Stored dataset items:
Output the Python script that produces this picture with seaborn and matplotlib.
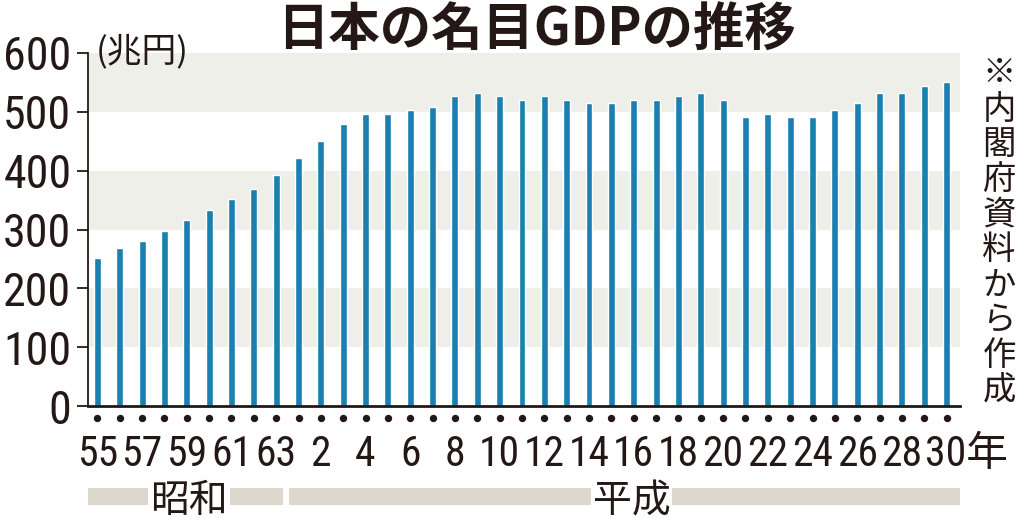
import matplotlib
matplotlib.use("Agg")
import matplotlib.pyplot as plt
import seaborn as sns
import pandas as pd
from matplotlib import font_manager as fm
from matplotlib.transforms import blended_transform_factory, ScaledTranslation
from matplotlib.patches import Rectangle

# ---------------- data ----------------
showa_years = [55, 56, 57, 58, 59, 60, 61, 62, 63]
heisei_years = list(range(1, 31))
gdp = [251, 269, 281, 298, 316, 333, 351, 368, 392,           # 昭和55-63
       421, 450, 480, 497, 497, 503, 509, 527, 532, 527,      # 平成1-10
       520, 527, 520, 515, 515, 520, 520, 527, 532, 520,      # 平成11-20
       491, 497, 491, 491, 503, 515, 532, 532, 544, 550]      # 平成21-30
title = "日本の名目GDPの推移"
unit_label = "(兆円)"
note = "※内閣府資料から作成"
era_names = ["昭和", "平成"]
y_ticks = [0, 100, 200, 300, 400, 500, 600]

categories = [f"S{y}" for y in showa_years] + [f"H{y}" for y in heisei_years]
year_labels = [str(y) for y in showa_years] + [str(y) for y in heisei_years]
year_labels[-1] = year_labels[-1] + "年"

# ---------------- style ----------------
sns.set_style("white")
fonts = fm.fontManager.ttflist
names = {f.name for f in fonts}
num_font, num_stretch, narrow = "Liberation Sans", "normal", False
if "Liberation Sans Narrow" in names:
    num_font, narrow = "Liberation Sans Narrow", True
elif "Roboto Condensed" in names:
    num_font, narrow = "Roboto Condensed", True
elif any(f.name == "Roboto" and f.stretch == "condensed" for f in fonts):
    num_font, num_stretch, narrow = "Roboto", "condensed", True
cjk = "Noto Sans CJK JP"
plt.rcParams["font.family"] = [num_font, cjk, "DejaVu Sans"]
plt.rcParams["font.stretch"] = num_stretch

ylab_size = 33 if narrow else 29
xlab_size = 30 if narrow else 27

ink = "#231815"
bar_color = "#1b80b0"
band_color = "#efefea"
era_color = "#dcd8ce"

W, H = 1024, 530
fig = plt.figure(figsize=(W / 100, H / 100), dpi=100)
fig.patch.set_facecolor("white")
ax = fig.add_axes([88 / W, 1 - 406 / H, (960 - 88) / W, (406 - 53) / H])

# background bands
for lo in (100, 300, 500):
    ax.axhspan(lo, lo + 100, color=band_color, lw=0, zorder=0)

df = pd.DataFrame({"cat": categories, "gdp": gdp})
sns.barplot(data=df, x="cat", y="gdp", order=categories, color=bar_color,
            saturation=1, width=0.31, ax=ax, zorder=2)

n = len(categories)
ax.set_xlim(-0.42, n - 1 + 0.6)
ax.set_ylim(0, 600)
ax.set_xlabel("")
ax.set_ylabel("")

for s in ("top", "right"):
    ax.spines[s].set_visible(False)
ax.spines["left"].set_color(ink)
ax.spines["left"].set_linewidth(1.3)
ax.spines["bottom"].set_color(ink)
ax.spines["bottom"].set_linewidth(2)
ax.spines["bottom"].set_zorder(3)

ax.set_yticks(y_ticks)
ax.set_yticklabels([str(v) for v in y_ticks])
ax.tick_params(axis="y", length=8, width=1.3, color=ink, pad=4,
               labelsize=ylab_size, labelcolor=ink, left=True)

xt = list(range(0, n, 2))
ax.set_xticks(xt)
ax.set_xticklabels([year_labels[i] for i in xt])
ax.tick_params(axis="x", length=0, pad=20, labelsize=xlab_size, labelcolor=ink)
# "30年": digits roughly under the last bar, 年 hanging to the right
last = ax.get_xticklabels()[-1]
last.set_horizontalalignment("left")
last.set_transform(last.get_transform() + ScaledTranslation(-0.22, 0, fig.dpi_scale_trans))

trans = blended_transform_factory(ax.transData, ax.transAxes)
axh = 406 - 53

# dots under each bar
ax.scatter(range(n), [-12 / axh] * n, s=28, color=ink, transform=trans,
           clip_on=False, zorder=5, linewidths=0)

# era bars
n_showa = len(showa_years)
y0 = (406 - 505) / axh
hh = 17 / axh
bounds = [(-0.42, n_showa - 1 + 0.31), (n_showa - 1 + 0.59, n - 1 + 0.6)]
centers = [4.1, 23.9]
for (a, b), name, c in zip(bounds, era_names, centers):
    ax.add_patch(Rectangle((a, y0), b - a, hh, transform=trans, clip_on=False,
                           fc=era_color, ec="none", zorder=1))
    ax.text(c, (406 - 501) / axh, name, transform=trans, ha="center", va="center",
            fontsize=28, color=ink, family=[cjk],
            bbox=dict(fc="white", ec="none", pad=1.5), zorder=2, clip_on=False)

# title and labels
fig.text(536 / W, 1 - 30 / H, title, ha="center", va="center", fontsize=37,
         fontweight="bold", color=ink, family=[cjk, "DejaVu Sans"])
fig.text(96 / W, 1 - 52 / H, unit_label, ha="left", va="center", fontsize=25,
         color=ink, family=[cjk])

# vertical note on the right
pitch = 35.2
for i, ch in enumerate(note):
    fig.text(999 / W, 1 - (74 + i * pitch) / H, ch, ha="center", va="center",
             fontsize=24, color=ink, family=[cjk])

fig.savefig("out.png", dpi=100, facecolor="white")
...
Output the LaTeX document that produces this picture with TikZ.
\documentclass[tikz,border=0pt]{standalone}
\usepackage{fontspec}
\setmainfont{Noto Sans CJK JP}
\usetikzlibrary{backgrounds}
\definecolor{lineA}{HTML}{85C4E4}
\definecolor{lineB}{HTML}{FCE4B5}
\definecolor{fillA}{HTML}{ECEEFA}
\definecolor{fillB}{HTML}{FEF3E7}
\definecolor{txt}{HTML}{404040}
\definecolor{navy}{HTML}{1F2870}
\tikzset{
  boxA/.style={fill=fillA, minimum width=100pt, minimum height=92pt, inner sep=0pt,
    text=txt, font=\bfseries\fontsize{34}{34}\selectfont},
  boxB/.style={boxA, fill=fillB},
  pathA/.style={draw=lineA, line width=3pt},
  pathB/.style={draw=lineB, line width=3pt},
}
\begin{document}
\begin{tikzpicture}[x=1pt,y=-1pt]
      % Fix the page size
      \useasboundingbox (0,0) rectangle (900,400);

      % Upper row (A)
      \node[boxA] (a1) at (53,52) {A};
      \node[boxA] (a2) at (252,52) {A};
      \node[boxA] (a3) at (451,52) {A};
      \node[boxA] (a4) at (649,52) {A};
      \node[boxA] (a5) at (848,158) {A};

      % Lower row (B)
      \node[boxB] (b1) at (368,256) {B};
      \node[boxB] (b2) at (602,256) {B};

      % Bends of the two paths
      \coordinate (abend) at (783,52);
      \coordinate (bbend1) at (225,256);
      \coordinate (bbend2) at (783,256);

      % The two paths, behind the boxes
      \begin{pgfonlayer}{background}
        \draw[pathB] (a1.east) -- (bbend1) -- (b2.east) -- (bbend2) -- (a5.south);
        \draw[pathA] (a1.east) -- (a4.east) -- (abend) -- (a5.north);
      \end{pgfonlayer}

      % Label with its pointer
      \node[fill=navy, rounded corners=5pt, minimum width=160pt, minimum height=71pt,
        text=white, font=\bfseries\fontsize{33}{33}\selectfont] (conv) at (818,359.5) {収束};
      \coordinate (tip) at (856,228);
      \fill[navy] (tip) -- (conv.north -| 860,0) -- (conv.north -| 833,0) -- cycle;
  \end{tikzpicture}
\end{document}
* * *
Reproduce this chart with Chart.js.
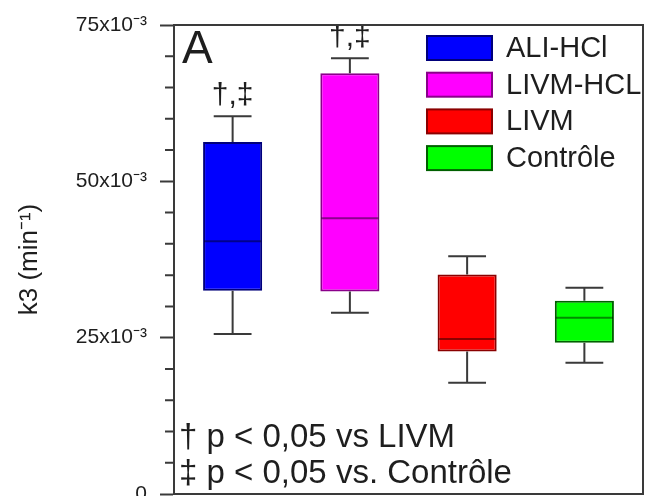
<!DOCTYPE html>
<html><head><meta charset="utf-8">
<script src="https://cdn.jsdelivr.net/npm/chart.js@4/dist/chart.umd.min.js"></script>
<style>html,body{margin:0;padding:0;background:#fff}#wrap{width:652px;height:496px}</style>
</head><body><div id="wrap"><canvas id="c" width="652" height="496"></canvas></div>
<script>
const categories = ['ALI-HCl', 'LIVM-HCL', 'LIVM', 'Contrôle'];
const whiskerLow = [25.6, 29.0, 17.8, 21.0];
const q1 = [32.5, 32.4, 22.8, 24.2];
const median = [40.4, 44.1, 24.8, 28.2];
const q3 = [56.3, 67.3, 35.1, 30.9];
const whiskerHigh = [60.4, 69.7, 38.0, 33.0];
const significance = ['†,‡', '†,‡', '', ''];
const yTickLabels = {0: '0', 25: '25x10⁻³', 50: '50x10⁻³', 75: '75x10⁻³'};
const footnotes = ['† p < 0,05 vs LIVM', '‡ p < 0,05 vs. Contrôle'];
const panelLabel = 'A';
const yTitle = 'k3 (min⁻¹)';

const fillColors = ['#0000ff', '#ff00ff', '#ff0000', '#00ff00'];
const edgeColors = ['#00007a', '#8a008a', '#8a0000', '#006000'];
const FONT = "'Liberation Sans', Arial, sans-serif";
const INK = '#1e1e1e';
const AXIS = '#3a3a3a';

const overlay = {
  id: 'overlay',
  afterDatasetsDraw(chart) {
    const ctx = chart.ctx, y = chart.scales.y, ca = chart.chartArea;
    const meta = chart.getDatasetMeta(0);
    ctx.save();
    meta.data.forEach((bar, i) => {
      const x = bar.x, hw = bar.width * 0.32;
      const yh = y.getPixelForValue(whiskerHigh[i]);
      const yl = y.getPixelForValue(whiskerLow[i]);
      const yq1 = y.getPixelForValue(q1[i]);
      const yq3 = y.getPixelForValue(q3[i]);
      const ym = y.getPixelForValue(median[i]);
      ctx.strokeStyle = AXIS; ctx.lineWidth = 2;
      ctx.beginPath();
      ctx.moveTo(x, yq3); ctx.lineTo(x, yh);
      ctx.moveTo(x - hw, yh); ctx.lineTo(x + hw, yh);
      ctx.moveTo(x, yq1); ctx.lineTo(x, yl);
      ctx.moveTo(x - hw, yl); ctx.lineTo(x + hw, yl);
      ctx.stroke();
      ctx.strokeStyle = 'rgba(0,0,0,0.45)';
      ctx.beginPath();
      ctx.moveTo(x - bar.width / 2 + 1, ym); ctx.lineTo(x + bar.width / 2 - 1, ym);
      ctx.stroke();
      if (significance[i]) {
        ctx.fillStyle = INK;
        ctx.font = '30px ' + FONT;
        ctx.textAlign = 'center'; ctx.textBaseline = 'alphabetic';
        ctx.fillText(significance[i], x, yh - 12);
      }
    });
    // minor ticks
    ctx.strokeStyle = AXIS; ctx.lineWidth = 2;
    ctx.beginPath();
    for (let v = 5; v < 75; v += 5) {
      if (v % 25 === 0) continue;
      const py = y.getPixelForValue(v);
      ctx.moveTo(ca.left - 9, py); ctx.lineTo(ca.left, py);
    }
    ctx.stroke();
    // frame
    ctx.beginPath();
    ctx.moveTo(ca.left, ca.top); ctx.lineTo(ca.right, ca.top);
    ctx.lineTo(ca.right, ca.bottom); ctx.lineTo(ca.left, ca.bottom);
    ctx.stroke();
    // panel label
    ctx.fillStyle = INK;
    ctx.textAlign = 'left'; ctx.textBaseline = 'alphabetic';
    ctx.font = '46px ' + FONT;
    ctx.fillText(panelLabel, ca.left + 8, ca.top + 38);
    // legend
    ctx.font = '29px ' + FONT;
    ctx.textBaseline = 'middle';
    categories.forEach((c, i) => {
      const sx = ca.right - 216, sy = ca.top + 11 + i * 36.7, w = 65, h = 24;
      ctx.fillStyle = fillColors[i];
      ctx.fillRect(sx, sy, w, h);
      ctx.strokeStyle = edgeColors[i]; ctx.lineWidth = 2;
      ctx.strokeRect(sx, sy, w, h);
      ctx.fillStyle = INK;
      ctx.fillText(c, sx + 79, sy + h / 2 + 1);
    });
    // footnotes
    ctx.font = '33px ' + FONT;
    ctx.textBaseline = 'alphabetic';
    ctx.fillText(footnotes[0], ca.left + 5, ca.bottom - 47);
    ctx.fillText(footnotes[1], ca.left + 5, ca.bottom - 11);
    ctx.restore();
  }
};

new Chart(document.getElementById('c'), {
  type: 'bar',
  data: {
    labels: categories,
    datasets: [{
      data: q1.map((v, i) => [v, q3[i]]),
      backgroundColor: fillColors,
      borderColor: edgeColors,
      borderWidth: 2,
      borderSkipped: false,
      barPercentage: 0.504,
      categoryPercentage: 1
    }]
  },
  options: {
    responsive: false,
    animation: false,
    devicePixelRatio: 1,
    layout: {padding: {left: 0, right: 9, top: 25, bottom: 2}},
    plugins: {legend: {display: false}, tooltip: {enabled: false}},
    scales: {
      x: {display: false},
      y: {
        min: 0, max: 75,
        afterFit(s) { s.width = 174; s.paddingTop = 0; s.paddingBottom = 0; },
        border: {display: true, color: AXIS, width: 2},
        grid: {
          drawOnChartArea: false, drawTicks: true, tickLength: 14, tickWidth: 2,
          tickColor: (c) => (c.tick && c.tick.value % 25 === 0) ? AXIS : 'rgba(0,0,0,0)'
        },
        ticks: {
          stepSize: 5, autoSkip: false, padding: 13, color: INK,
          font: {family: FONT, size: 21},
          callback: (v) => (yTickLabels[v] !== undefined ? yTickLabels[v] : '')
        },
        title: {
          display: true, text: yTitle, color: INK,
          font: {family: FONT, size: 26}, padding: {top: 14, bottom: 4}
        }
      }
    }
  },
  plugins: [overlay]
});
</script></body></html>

• _DO THIS_:
Reproduce, starting at the line containing "Output the Python" and stopping after the line containing "year_labels[-1] = year_labels[-1]", each of those lines exactly and no others; leave pictures out.

• _THE RESULT_:
Output the Python script that produces this picture with seaborn and matplotlib.
import matplotlib
matplotlib.use("Agg")
import matplotlib.pyplot as plt
import seaborn as sns
import pandas as pd
from matplotlib import font_manager as fm
from matplotlib.transforms import blended_transform_factory, ScaledTranslation
from matplotlib.patches import Rectangle

# ---------------- data ----------------
showa_years = [55, 56, 57, 58, 59, 60, 61, 62, 63]
heisei_years = list(range(1, 31))
gdp = [251, 269, 281, 298, 316, 333, 351, 368, 392,           # 昭和55-63
       421, 450, 480, 497, 497, 503, 509, 527, 532, 527,      # 平成1-10
       520, 527, 520, 515, 515, 520, 520, 527, 532, 520,      # 平成11-20
       491, 497, 491, 491, 503, 515, 532, 532, 544, 550]      # 平成21-30
title = "日本の名目GDPの推移"
unit_label = "(兆円)"
note = "※内閣府資料から作成"
era_names = ["昭和", "平成"]
y_ticks = [0, 100, 200, 300, 400, 500, 600]

categories = [f"S{y}" for y in showa_years] + [f"H{y}" for y in heisei_years]
year_labels = [str(y) for y in showa_years] + [str(y) for y in heisei_years]
year_labels[-1] = year_labels[-1] + "年"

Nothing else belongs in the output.